As a TriMet employee, I assure you that I work hard for the money and the benefits. TriMet is a job that will take a hard toll on your body and the benefits we receive are greatly needed.
With my TriMet salary, my family & I live very modestly, and we still can’t even afford to own a small house. To add insult to injury, if we have to pay much more for health care, we won’t even be able to afford to live in our current home.
Not being able to buy a house, pay off school loans, or afford to eat out at local restaurants more than once a month is the price our family of three pays for not having premiums and deductibles for in-network providers.
Yes, our co-pay is $5 for doctor visits, but we pay more for eye care, and we can barely afford dental care. The benefits are good, but that’s just compensation for only making 64% of the median family income – yes, that’s less than $40,000 a year.
The Oregonian would do better reporting on how TriMet management wants to cut ALL benefits. Management always sacrifices hard working union employees who keep the agency running smoothly instead of their own 6-figure salaries, like Steve Banta, who is leaving for a likely better paying job in Phoenix.

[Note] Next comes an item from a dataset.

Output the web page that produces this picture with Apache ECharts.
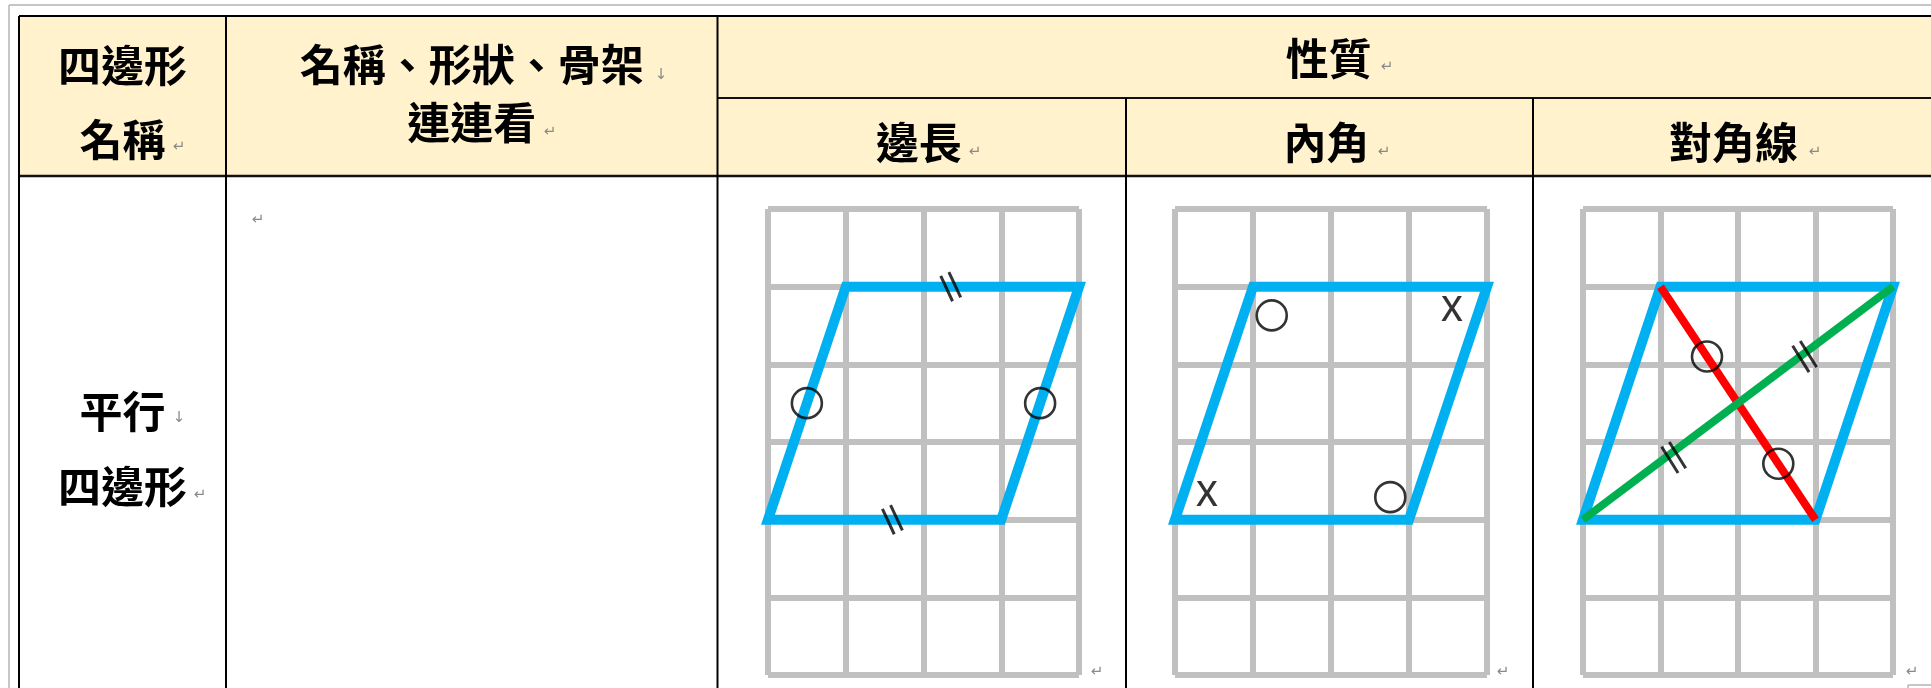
<!DOCTYPE html>
<html><head><meta charset="utf-8">
<script src="https://cdn.jsdelivr.net/npm/echarts@6/dist/echarts.min.js"></script>
<style>html,body{margin:0;padding:0;background:#fff;overflow:hidden}#c{width:1931px;height:688px}</style>
</head><body><div id="c"></div>
<script>
// ---------------- data ----------------
const headerName = ['四邊形', '名稱'];
const headerMatch = ['名稱、形狀、骨架', '連連看'];
const headerProp = ['性質'];
const propColumns = ['邊長', '內角', '對角線'];
const rowName = ['平行', '四邊形'];
const gridCols = 4;
const gridRows = 6;
const parallelogram = [[0, 4], [1, 1], [4, 1], [3, 4]];
const diagonalA = [[1, 1], [3, 4]];
const diagonalB = [[0, 4], [4, 1]];
const sideCircleMarks = [[0.5, 2.5], [3.5, 2.5]];
const sideTickMarks = [[2.35, 1], [1.6, 4]];
const angleCircleMarks = [[1.24, 1.37], [2.76, 3.71]];
const angleCrossMarks = [[3.55, 1.31], [0.41, 3.70]];
const diagCircleMarks = [[1.6, 1.9], [2.52, 3.28]];
const diagTickMarks = [[2.86, 1.9], [1.17, 3.2]];

// ---------------- layout ----------------
const colX = [19, 226, 717.5, 1126, 1533];
const RIGHT = 1931, BOTTOM = 688;
const yTop = 16, ySplit = 98, yHead = 176;
const gridBoxes = [{ left: 768, width: 311 }, { left: 1175, width: 312 }, { left: 1583, width: 310 }];
const gridTop = 209, gridH = 466;
const HFONT = 'bold 43px "Noto Sans CJK TC"';
const MARKFONT = '15px "DejaVu Sans"';
const MARKCOL = '#8a8a8a';
const GRAY = '#c0c0c0';

const chart = echarts.init(document.getElementById('c'), null, { renderer: 'canvas' });

const g = [];
function line(x1, y1, x2, y2, stroke, w, z) {
  g.push({ type: 'line', z: z || 1, shape: { x1, y1, x2, y2 }, style: { stroke, lineWidth: w } });
}
function text(t, x, y, font, fill, align) {
  g.push({ type: 'text', z: 5, style: { text: t, x, y, font, fill, align: align || 'center', verticalAlign: 'middle' } });
}
// page frame (light gray)
line(9, 5, RIGHT, 5, '#c6c6c6', 2);
line(9, 5, 9, BOTTOM, '#c6c6c6', 2);
line(1908, 685, RIGHT, 685, '#c6c6c6', 2);
line(1908, 685, 1908, BOTTOM, '#c6c6c6', 2);
// header background
g.push({ type: 'rect', z: 0, shape: { x: colX[0], y: yTop, width: RIGHT - colX[0], height: yHead - yTop }, style: { fill: '#FFF2CC' } });
// table lines
line(colX[0], yTop, RIGHT, yTop, '#000', 2, 2);
line(colX[0], yHead, RIGHT, yHead, '#111', 2.5, 2);
line(colX[2], ySplit, RIGHT, ySplit, '#111', 2, 2);
line(colX[0], yTop, colX[0], BOTTOM, '#000', 2, 2);
line(colX[1], yTop, colX[1], BOTTOM, '#000', 2, 2);
line(colX[2], yTop, colX[2], BOTTOM, '#000', 2, 2);
line(colX[3], ySplit, colX[3], BOTTOM, '#000', 2, 2);
line(colX[4], ySplit, colX[4], BOTTOM, '#000', 2, 2);

// header texts
const c1 = (colX[0] + colX[1]) / 2, c2 = (colX[1] + colX[2]) / 2;
text(headerName[0], c1, 66, HFONT, '#000');
text(headerName[1], c1, 140, HFONT, '#000');
text('↵', 179, 147, MARKFONT, MARKCOL);
text(headerMatch[0], c2, 65, HFONT, '#000');
text('↓', 661, 75, MARKFONT, MARKCOL);
text(headerMatch[1], c2, 123, HFONT, '#000');
text('↵', 550, 132, MARKFONT, MARKCOL);
text(headerProp[0], (colX[2] + 1940) / 2, 59, HFONT, '#000');
text('↵', 1387, 67, MARKFONT, MARKCOL);
const propRight = [colX[3], colX[4], 1940];
const propMarks = [975, 1384, 1815];
propColumns.forEach((t, i) => {
  const left = [colX[2], colX[3], colX[4]][i];
  text(t, (left + propRight[i]) / 2 - 3, 143, HFONT, '#000');
  text('↵', propMarks[i], 152, MARKFONT, MARKCOL);
});
// body texts
text(rowName[0], c1, 412, HFONT, '#000');
text('↓', 179, 418, MARKFONT, MARKCOL);
text(rowName[1], c1, 487, HFONT, '#000');
text('↵', 200, 495, MARKFONT, MARKCOL);
text('↵', 258, 220, MARKFONT, MARKCOL);
[1097, 1503, 1912].forEach(x => text('↵', x, 672, MARKFONT, MARKCOL));

// ---------------- grids ----------------
const grids = [], xAxes = [], yAxes = [];
gridBoxes.forEach((b, i) => {
  grids.push({ left: b.left, top: gridTop, width: b.width, height: gridH, containLabel: false });
  const common = {
    gridIndex: i, type: 'value', min: 0, interval: 1,
    axisLine: { show: false }, axisTick: { show: false }, axisLabel: { show: false },
    splitLine: { show: true, showMinLine: true, showMaxLine: true, lineStyle: { color: GRAY, width: 6 } }
  };
  xAxes.push(Object.assign({}, common, { max: gridCols }));
  yAxes.push(Object.assign({}, common, { max: gridRows, inverse: true }));
});

const series = [];
function polygonSeries(i) {
  return {
    type: 'custom', coordinateSystem: 'cartesian2d', xAxisIndex: i, yAxisIndex: i,
    data: [parallelogram[0]], clip: false, z: 3, silent: true,
    renderItem: (params, api) => ({
      type: 'polygon',
      shape: { points: parallelogram.map(p => api.coord(p)) },
      style: { fill: 'none', stroke: '#00b0f0', lineWidth: 10, lineJoin: 'miter' }
    })
  };
}
function lineSeries(i, data, color, w, z) {
  return { type: 'line', xAxisIndex: i, yAxisIndex: i, data, symbol: 'none', clip: false, z, silent: true,
    lineStyle: { color, width: w, cap: 'butt' } };
}
function circleSeries(i, data) {
  return { type: 'scatter', xAxisIndex: i, yAxisIndex: i, data, symbol: 'circle', symbolSize: 30, clip: false, z: 8, silent: true,
    itemStyle: { color: 'rgba(0,0,0,0)', borderColor: '#000', borderWidth: 2.6 } };
}
const TICK = 'path://M0,0L3,0L3,28L0,28Z M9,0L12,0L12,28L9,28Z';
function tickSeries(i, data, rot, len) {
  return { type: 'scatter', xAxisIndex: i, yAxisIndex: i, data, symbol: TICK, symbolSize: [12, len], symbolRotate: rot,
    clip: false, z: 8, silent: true, itemStyle: { color: '#000' } };
}
function crossSeries(i, data) {
  return { type: 'scatter', xAxisIndex: i, yAxisIndex: i, data, symbol: 'circle', symbolSize: 1, clip: false, z: 8, silent: true,
    itemStyle: { color: 'rgba(0,0,0,0)' },
    label: { show: true, position: 'inside', formatter: 'X', fontSize: 35, fontWeight: 500, fontFamily: 'Noto Sans', color: '#000' } };
}
// grid 0: side lengths
series.push(polygonSeries(0), circleSeries(0, sideCircleMarks), tickSeries(0, sideTickMarks, 25, 28));
// grid 1: interior angles
series.push(polygonSeries(1), circleSeries(1, angleCircleMarks), crossSeries(1, angleCrossMarks));
// grid 2: diagonals
series.push(polygonSeries(2), lineSeries(2, diagonalA, '#ff0000', 8, 4), lineSeries(2, diagonalB, '#00b050', 8, 5),
  circleSeries(2, diagCircleMarks), tickSeries(2, diagTickMarks, 32, 31));

chart.setOption({
  animation: false,
  backgroundColor: '#fff',
  grid: grids, xAxis: xAxes, yAxis: yAxes,
  series,
  graphic: { elements: g }
});
</script></body></html>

They printed neither, nor have they printed any letter from any union member. There are more than 2,600 union employees, some who are known to be vocal. Were 10% of the opinions represented (26 letters)? No. One lonely letter by a gentlemen from Lake Oswego trumpeted our thoughts. That tiny letter was preceded by a loud editorial by the Oregonian editorial board. So, one voice (Mr. Lake Oswego) in a sea of so many (TriMet management & the Oregonian) is hardly a loud cry. My claim? The Oregonian is slanting the news with the views they want shown. They are only concerned with what every news agency seems to default to: if it Bleeds it Leads. Leaving more than 2,600 union employees and their families out in the cold certainly bleeds.